Now, (Gilead here again) that might strike you as being really pretty accurate. After all, scaled up to a human being, the relative weight difference is akin to Matt shaving off a third of an eyebrow (or a sixth of a monobrow, for those keeping score). For the sadists amongst you, imagine throwing a toddler off the Empire State Building.
But even this incredible accuracy is just not good enough. The current requirements for an SI unit prototype include accuracy to 8 decimal places, which means the Grand K just won’t cut it.
Scientists have been working on a replacement definition for years, and it now looks as though we may be just a few years away from chucking the whole platinum-iridium business altogether. There are two major techniques currently hoping to score the kill shot:
The Silicon Ball. As this great clip from Veritasium demonstrates, this is an almost perfect sphere of silicon atoms whose volume can be very accurately determined. By relating this volume to the dimensions of an individual silicon atom, Avogadro’s constant can be used to obtain an accurate value for the mass of the whole.
The Watt balance. An incredibly sophisticated piece of equipment, the Watt balance acts like an old-fashioned apothecary’s scale, balancing the downward force of the object’s weight with the upward force of the magnetic field generated by an electrical current. With a sufficiently accurate measurement of electrical current, the exact definition of the kilogram can be indirectly obtained.

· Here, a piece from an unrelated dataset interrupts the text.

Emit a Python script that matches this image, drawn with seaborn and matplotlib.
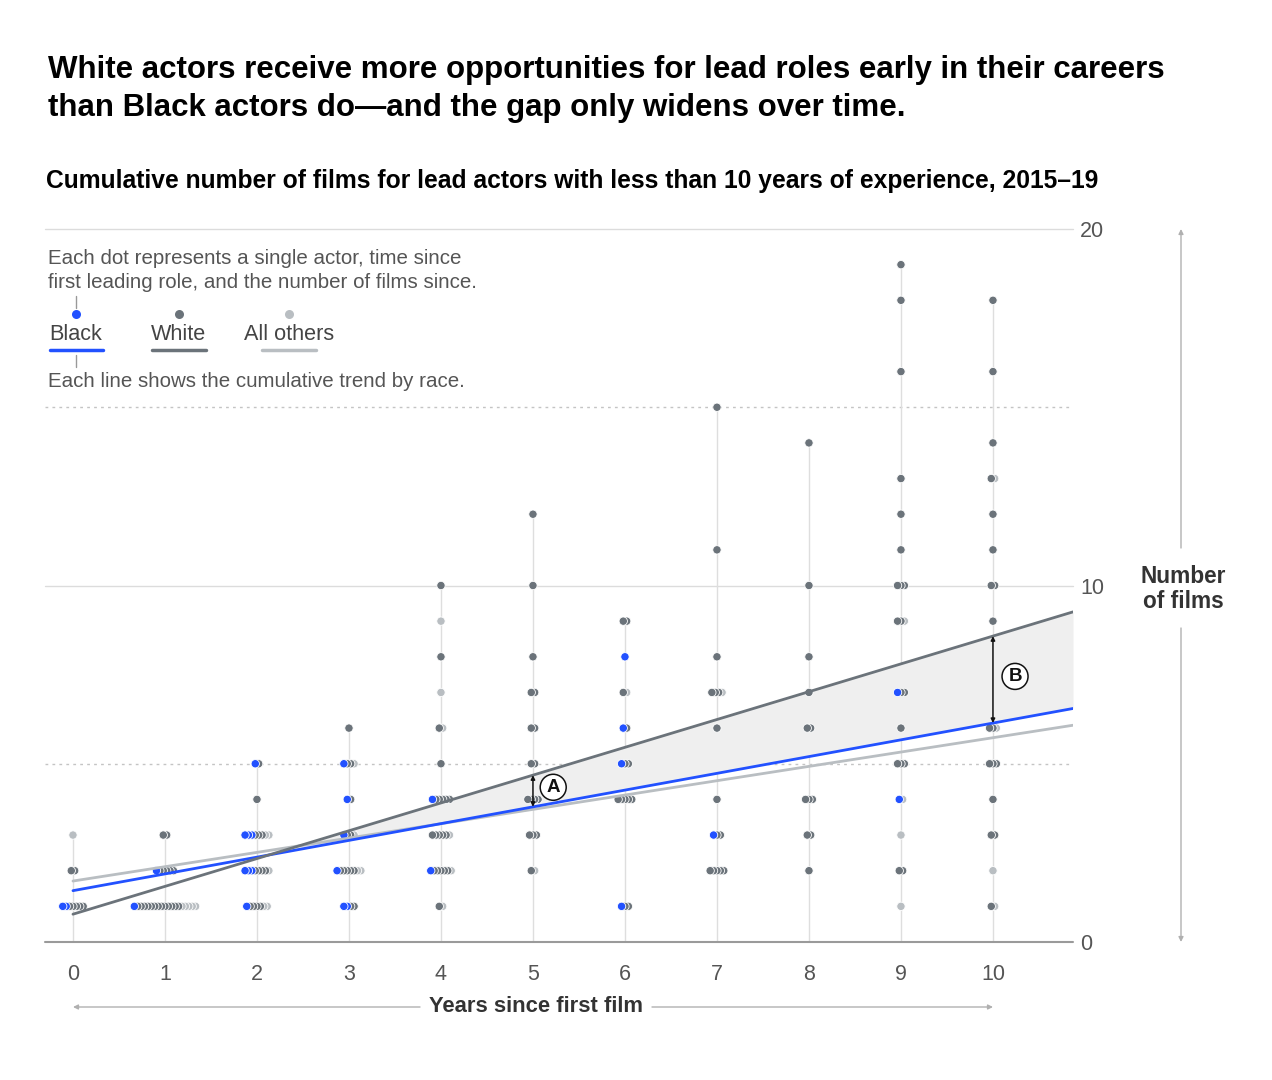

Some of the leading research in these two areas is being carried out at NPL, the UK’s National Physical Laboratory in Teddington, just outside London. Recent breakthroughs lead them to believe this may well be the kilogram’s last major birthday. If they are right, it would at least provide long-lived couples of the future with an appropriate name for their 125th year together – the platinum-iridium anniversary.